Nietzschean perspectivism rejects a certain kind of objective metaphysics, claiming that no evaluation of objectivity can transcend cultural formations or subjective designations. Therefore, there are no objective facts, nor any knowledge of a thing-in-itself. Truth is separated from any particular vantage point, and so there are no ethical or epistemological absolutes. Rules (i.e., those of philosophy, the scientific method, etc.) are constantly reassessed according to the circumstances of individual perspectives.:61 Truth is thus created by integrating different vantage points together.
People always adopt perspectives by default – whether they are aware of it or not – and the concepts of one's existence are defined by the circumstances surrounding that individual. Truth is made by and for individuals and peoples. This view differs from many types of relativism which consider the truth of a particular proposition as something that altogether cannot be evaluated with respect to an absolute truth, without taking into consideration culture and context.
This view is outlined in an aphorism from Nietzsche's posthumously-assembled collection The Will to Power:
In so far as the word "knowledge" has any meaning, the world is knowable; but it is interpretable [emphasis in original] otherwise, it has no meaning behind it, but countless meanings.—"Perspectivism." It is our needs that interpret the world; our drives and their For and Against. [emphasis added] Every drive is a kind of lust to rule; each one has its perspective that it would like to compel all the other drives to accept as a norm.
The importance of perspective appears in Nietzsche's published works as early as The Gay Science, where he describes the effects of seeing things from different viewpoints.

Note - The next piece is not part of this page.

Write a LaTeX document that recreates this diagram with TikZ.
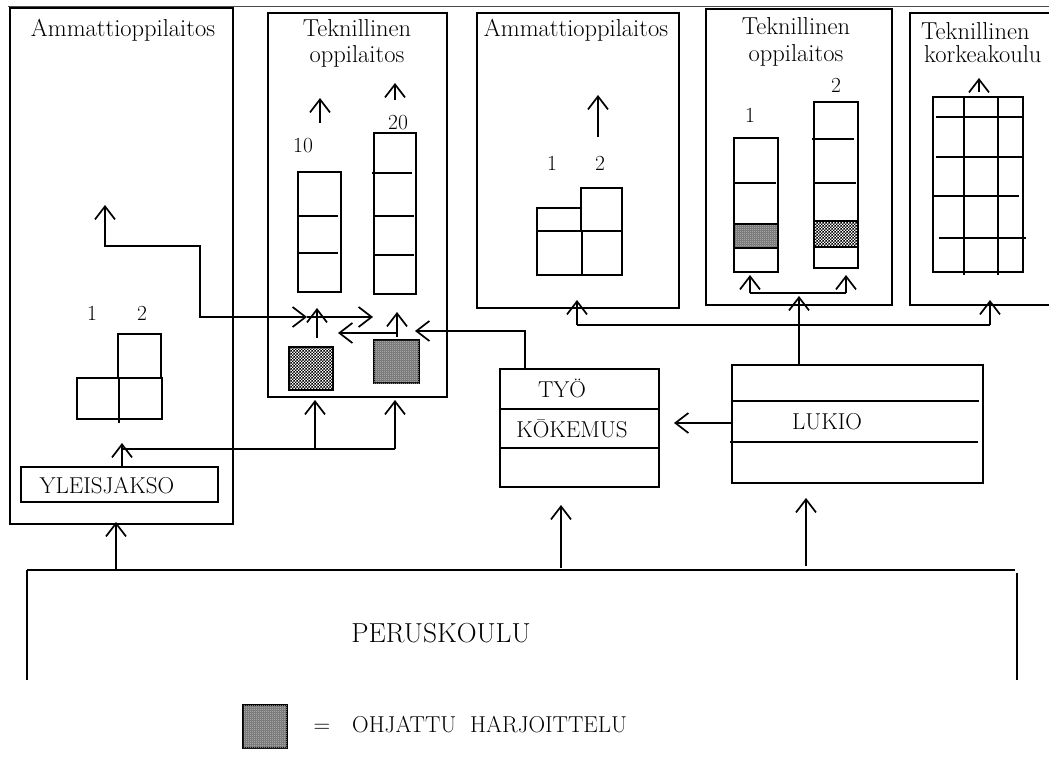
\documentclass[tikz,border=0pt]{standalone}
\usetikzlibrary{arrows.meta,patterns}
\pgfdeclarepatternformonly{chk}{\pgfpointorigin}{\pgfqpoint{3.4pt}{3.4pt}}{\pgfqpoint{3.4pt}{3.4pt}}{%
  \pgfpathrectangle{\pgfpointorigin}{\pgfqpoint{1.7pt}{1.7pt}}%
  \pgfpathrectangle{\pgfqpoint{1.7pt}{1.7pt}}{\pgfqpoint{1.7pt}{1.7pt}}%
  \pgfusepath{fill}}
\pgfdeclarepatternformonly{chkf}{\pgfpointorigin}{\pgfqpoint{2pt}{2pt}}{\pgfqpoint{2pt}{2pt}}{%
  \pgfpathrectangle{\pgfpointorigin}{\pgfqpoint{1pt}{1pt}}%
  \pgfpathrectangle{\pgfqpoint{1pt}{1pt}}{\pgfqpoint{1pt}{1pt}}%
  \pgfusepath{fill}}
\begin{document}
\begin{tikzpicture}[x=1pt,y=-1pt,
  box/.style={draw, line width=1.9pt, inner sep=0pt, outer sep=0pt, anchor=north west},
  thin box/.style={box, line width=1.7pt},
  txt/.style={inner sep=0pt, anchor=base, font=\fontsize{24.5}{28}\selectfont},
  captxt/.style={inner sep=0pt, anchor=base, font=\fontsize{23}{27}\selectfont},
  num/.style={inner sep=0pt, anchor=base, font=\fontsize{21.5}{25}\selectfont},
  ln/.style={line width=1.7pt},
  thk/.style={line width=2.8pt},
  arr/.style={line width=1.7pt, -{Straight Barb[length=13pt,width=20pt]}},
  darr/.style={line width=1.7pt, {Straight Barb[length=13pt,width=20pt]}-{Straight Barb[length=13pt,width=20pt]}},
  grayfill/.style={fill=black!55, postaction={pattern=chkf, pattern color=black!25}},
  chkfill/.style={fill=white, postaction={pattern=chk, pattern color=black}}
]
\useasboundingbox (0,0) rectangle (1049,762);
\clip (0,0) rectangle (1049,762);
\fill[white] (0,0) rectangle (1049,762);

% top rule
\draw[black!70, line width=0.7pt] (8,6) -- (1049,6);

% ---------- left Ammattioppilaitos ----------
\node[box, minimum width=223pt, minimum height=516pt] (amm1) at (10,8) {};
\node[txt] (amm1t) at (123,37) {Ammattioppilaitos};
\node[thin box, minimum width=197pt, minimum height=35pt] (yleis) at (21,467) {};
\node[captxt] (yleist) at (107,493) {YLEISJAKSO};
\node[num] (n1a) at (92,320) {1};
\node[num] (n2a) at (142,320) {2};
\node[thin box, minimum width=43pt, minimum height=44pt] (bl1) at (118,334) {};
\node[thin box, minimum width=85pt, minimum height=41pt] (bl2) at (77,378) {};
\draw[ln] (119,378) -- (119,423);
\draw[thk] (118,378) -- (162,378);

% ---------- Teknillinen oppilaitos (left) ----------
\node[box, minimum width=179pt, minimum height=384pt] (tek1) at (268,13) {};
\node[txt] (tek1t) at (357,37) {Teknillinen};
\node[txt] (tek1u) at (357,63) {oppilaitos};
\node[num] (n10) at (303,153) {10};
\node[num] (n20) at (398,130) {20};
\node[thin box, minimum width=43pt, minimum height=120pt] (t1c1) at (298,172) {};
\draw[ln] (298,216) -- (338,216);
\draw[ln] (298,253) -- (338,253);
\node[thin box, minimum width=42pt, minimum height=161pt] (t1c2) at (374,133) {};
\draw[ln] (372,173) -- (412,173);
\draw[ln] (374,216) -- (414,216);
\draw[ln] (374,255) -- (414,255);
\coordinate (t1u1) at (320,123); \coordinate (t1u1e) at (320,98);
\coordinate (t1u2) at (395,100); \coordinate (t1u2e) at (395,83);
\draw[arr] (t1u1) -- (t1u1e);
\draw[arr] (t1u2) -- (t1u2e);
\node[box, chkfill, line width=1.5pt, minimum width=44pt, minimum height=43pt] (sq1) at (289,347) {};
\node[box, grayfill, line width=1.5pt, minimum width=45pt, minimum height=43pt] (sq2) at (374,340) {};
\coordinate (sq1t) at (317,338);
\coordinate (sq2t) at (397,337);
\draw[arr] (sq1t) -- (317,308);
\draw[arr] (sq2t) -- (397,312);
\coordinate (s2l) at (397,333);
\coordinate (s1r) at (338,333);
\draw[arr] (s2l) -- (s1r);

% arrow from left Ammatti to Teknillinen
\coordinate (aup) at (105,205);
\coordinate (tin1) at (307,317);
\coordinate (tin2) at (373,317);
\draw[darr] (aup) -- (105,246) -- (200,246) -- (200,317) -- (tin1);
\draw[arr] (tin1) -- (tin2);

% ---------- middle Ammattioppilaitos ----------
\node[box, minimum width=202pt, minimum height=295pt] (amm2) at (477,13) {};
\node[txt] (amm2t) at (576,37) {Ammattioppilaitos};
\draw[arr] (598,137) -- (598,95);
\node[num] (n1b) at (552,171) {1};
\node[num] (n2b) at (600,171) {2};
\node[thin box, minimum width=44pt, minimum height=23pt] (a2b1) at (537,208) {};
\node[thin box, minimum width=41pt, minimum height=43pt] (a2b2) at (581,188) {};
\node[thin box, minimum width=85pt, minimum height=44pt] (a2b3) at (537,231) {};
\draw[ln] (582,231) -- (582,276);
\draw[thk] (537,231) -- (622,231);

% ---------- Teknillinen oppilaitos (right) ----------
\node[box, minimum width=186pt, minimum height=296pt] (tek2) at (706,9) {};
\node[txt] (tek2t) at (796,35) {Teknillinen};
\node[txt] (tek2u) at (796,62) {oppilaitos};
\node[num] (n1c) at (750,123) {1};
\node[num] (n2c) at (836,93) {2};
\fill[black!55, postaction={pattern=chkf, pattern color=black!25}] (734,224) rectangle (778,248);
\fill[white, postaction={pattern=chk, pattern color=black}] (814,221) rectangle (858,247);
\node[thin box, minimum width=44pt, minimum height=134pt] (t2c1) at (734,138) {};
\draw[ln] (734,183) -- (776,183);
\draw[thk] (734,224) -- (778,224);
\draw[thk] (734,248) -- (778,248);
\node[thin box, minimum width=44pt, minimum height=166pt] (t2c2) at (814,102) {};
\draw[ln] (812,139) -- (854,139);
\draw[ln] (814,183) -- (856,183);
\draw[thk] (814,221) -- (858,221);
\draw[thk] (814,247) -- (858,247);
\coordinate (t2l) at (750,293);
\coordinate (t2r) at (846,293);
\draw[ln] (t2l) -- (t2r);
\draw[arr] (t2l) -- (750,275);
\draw[arr] (t2r) -- (846,275);

% ---------- Teknillinen korkeakoulu ----------
\node[box, minimum width=170pt, minimum height=292pt] (kk) at (910,13) {};
\node[txt, anchor=base west] (kkt) at (921,40) {Teknillinen};
\node[txt, anchor=base west] (kku) at (924,63) {korkeakoulu};
\draw[arr] (979,92) -- (979,78);
\node[thin box, minimum width=90pt, minimum height=175pt] (kkg) at (933,97) {};
\draw[ln] (964,97) -- (964,275);
\draw[ln] (998,97) -- (998,275);
\draw[ln] (936,117) -- (1023,117);
\draw[ln] (936,157) -- (1023,157);
\draw[ln] (933,196) -- (1019,196);
\draw[ln] (939,238) -- (1026,238);

% ---------- TYO KOKEMUS ----------
\node[box, minimum width=159pt, minimum height=118pt] (tyo) at (500,369) {};
\draw[ln] (500,409) -- (659,409);
\draw[ln] (500,448) -- (659,448);
\node[captxt] (tyot) at (562,397) {TYÖ};
\node[captxt] (kok) at (572,437) {KŌKEMUS};
\coordinate (tyotop) at (525,369);
\draw[arr] (tyotop) -- (525,331) -- (415,331);

% ---------- LUKIO ----------
\node[box, minimum width=251pt, minimum height=118pt] (lukio) at (732,365) {};
\draw[ln] (732,401) -- (979,401);
\draw[ln] (730,442) -- (978,442);
\node[captxt] (lukiot) at (827,429) {LUKIO};
\coordinate (lkl) at (732,423);
\draw[arr] (lkl) -- (674,423);
\coordinate (lk) at (799,365);
\draw[arr] (lk) -- (799,296);
\draw[ln] (577,325) -- (990,325);
\draw[arr] (577,325) -- (577,300);
\draw[arr] (990,325) -- (990,300);

% ---------- links under Teknillinen (left) ----------
\draw[ln] (395,449) -- (122,449);
\draw[arr] (395,449) -- (395,400);
\draw[arr] (315,449) -- (315,400);
\coordinate (yltop) at (122,467);
\draw[arr] (yltop) -- (122,443);

% ---------- PERUSKOULU ----------
\draw[line width=2.6pt] (27,570) -- (1015,570);
\draw[line width=1.4pt] (27,570) -- (27,680);
\draw[line width=1.4pt] (1017,573) -- (1017,680);
\node[inner sep=0pt, anchor=base, font=\fontsize{27.5}{31}\selectfont] (perus) at (441,642) {PERUSKOULU};
\draw[arr] (116,570) -- (116,522);
\draw[arr] (561,568) -- (561,505);
\draw[arr] (806,566) -- (806,498);

% ---------- legend ----------
\node[box, grayfill, line width=1.5pt, minimum width=44pt, minimum height=43pt] (legsq) at (243,705) {};
\node[captxt] (eq) at (322,732) {=};
\node[captxt, anchor=base west] (legt) at (352,732) {OHJATTU\ \ HARJOITTELU};
\end{tikzpicture}
\end{document}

From a distance.— This mountain makes the landscape it dominates charming and significant in every way. Having said this to ourselves a hundred times, we become so unreasonable and grateful that we suppose that whatever bestows so much charm must also be the most charming thing around — and we climb the mountain and are disappointed. Suddenly the mountain itself and the whole landscape around us, below us, have lost their magic. We have forgotten that some greatness, like some goodness, wants to be beheld only from a distance and by all means only from below, not from above; otherwise it makes no impression.— Friedrich Nietzsche; trans. Walter Kaufmann, The Gay Science, §15
Richard Schacht, in his interpretation of Nietzsche's thought, argues that this can be expanded into a revised form of objectivity in relation to subjectivity as an aggregate of singular viewpoints. These aggregated perspectives illuminate, for example, a particular idea in seemingly self-contradictory ways. Upon further consideration they reveal a difference of contextuality and a rule by which such an idea (that is fundamentally perspectival) can be validated. Therefore, it can be said each perspective is subsumed into and, taking account of its individuated context, adds to the overall objective measure of a proposition under examination.
In the 20th century, perspectivism was discussed separately by José Ortega y Gasset and Karl Jaspers.